My MIL, MOB, and MOB's friends (lol!) are probably all coming to my bach party because we're very open and pretty goofy. Drinking, clubs, dancing, maybe or maybe not some paid male hotties. I imagine it being a lot less "Ooh baby" and a lot more "tehehe!" (like in The Proposal: http://www.youtube.com/watch?v=LszpHvw_0oE)
Look, it's your wedding, your party, it should be your guest list. Just explain that in a firm but gentle way to your SIL, MIL and GIL.

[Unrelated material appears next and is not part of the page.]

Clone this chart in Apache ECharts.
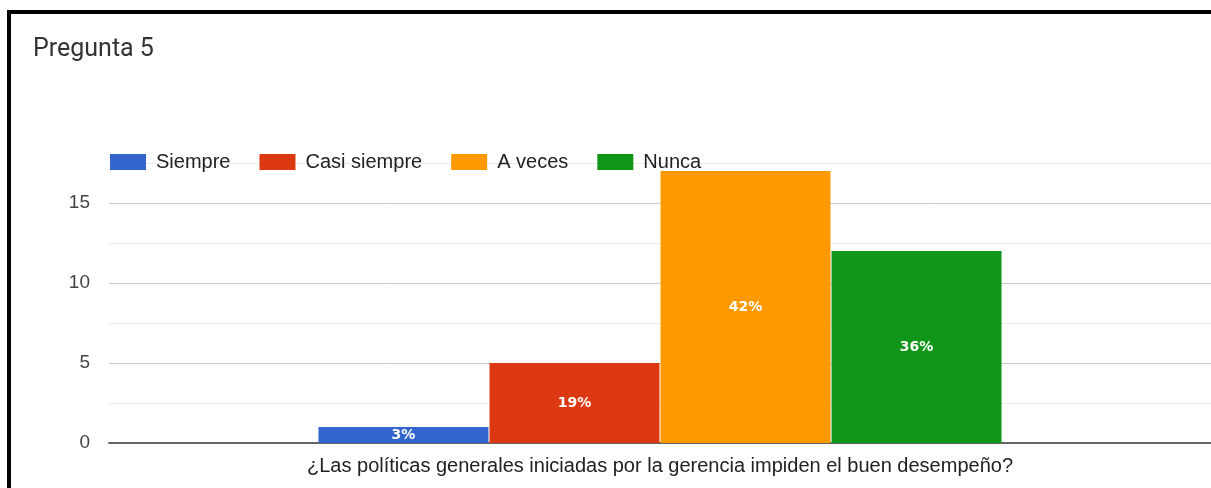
<!DOCTYPE html>
<html>
<head>
<meta charset="utf-8">
<script src="https://cdn.jsdelivr.net/npm/echarts@6/dist/echarts.min.js"></script>
<style>
  html, body { margin: 0; padding: 0; background: #fff; }
  #chart { width: 1211px; height: 488px; }
</style>
</head>
<body>
<div id="chart"></div>
<script>
// datos de la pregunta
const question = '¿Las políticas generales iniciadas por la gerencia impiden el buen desempeño?';
const answers = ['Siempre', 'Casi siempre', 'A veces', 'Nunca'];
const counts = [1, 5, 17, 12];
const percents = ['3%', '19%', '42%', '36%'];
const colors = ['#3366cc', '#dc3912', '#ff9900', '#109618'];

const chart = echarts.init(document.getElementById('chart'));

const series = answers.map((name, i) => ({
    name: name,
    type: 'bar',
    data: [counts[i]],
    barWidth: 170,
    barGap: '0.6%',
    itemStyle: { color: colors[i] },
    label: {
        show: true,
        position: 'inside',
        formatter: () => percents[i],
        color: '#fff',
        fontWeight: 'bold',
        fontSize: 14,
        fontFamily: 'DejaVu Sans'
    }
}));

chart.setOption({
    animation: false,
    //marco negro
    graphic: [{
        type: 'rect',
        shape: { x: 9, y: 12, width: 1400, height: 700 },
        style: { fill: 'none', stroke: '#000', lineWidth: 4 },
        silent: true
    }],
    title: {
        text: 'Pregunta 5',
        left: 28,
        top: 32,
        textStyle: { fontFamily: 'Roboto', fontSize: 25, fontWeight: 'normal', color: '#333' }
    },
    legend: {
        left: 105,
        top: 147,
        itemWidth: 36,
        itemHeight: 16,
        itemGap: 29,
        icon: 'rect',
        textStyle: { fontFamily: 'Liberation Sans', fontSize: 20, color: '#222', padding: [0, 0, 0, 5] }
    },
    grid: { left: 109, right: 0, top: 163, bottom: 45 },
    xAxis: {
        type: 'category',
        data: [question],
        name: question,
        nameLocation: 'middle',
        nameGap: 13,
        nameTextStyle: { fontFamily: 'Liberation Sans', fontSize: 20, color: '#222' },
        axisLabel: { show: false },
        axisTick: { show: false },
        axisLine: { lineStyle: { color: '#666', width: 2 } }
    },
    yAxis: {
        type: 'value',
        min: 0,
        max: 17.5,
        interval: 2.5,
        axisLabel: {
            margin: 19,
            fontFamily: 'Liberation Sans',
            fontSize: 19,
            color: '#444',
            formatter: v => (v % 5 === 0 ? String(v) : '')
        },
        splitLine: { lineStyle: { color: ['#ccc', '#ebebeb'], width: 1 } }
    },
    series: series
});
</script>
</body>
</html>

If you want an atlernative to make them feel included, my fiance's family does a bachelorette weekend for each female's wedding. We rent a shore house, play games (with prizes), drink, eat, etc. but it's really low-key. It's just family, and maybe a member of the bridal party or two who are local. I know it sounds weird, but it is fun in a different way than the bachelorette parties with the girlfriends. If a weekend is too much, maybe suggest a "girls' night" with them - just order pizza, have wine and soda, play board or card games and have everyone bring five inexpensive prizes. It won't be awkward if there's something constructive to do.
And, good luck. SIL sounds like a real pain!
We solved our issue by inviting the "young" women who will be in town. This includes bridesmaids, friends, cousins and aunts who are close to my age (I'm 27).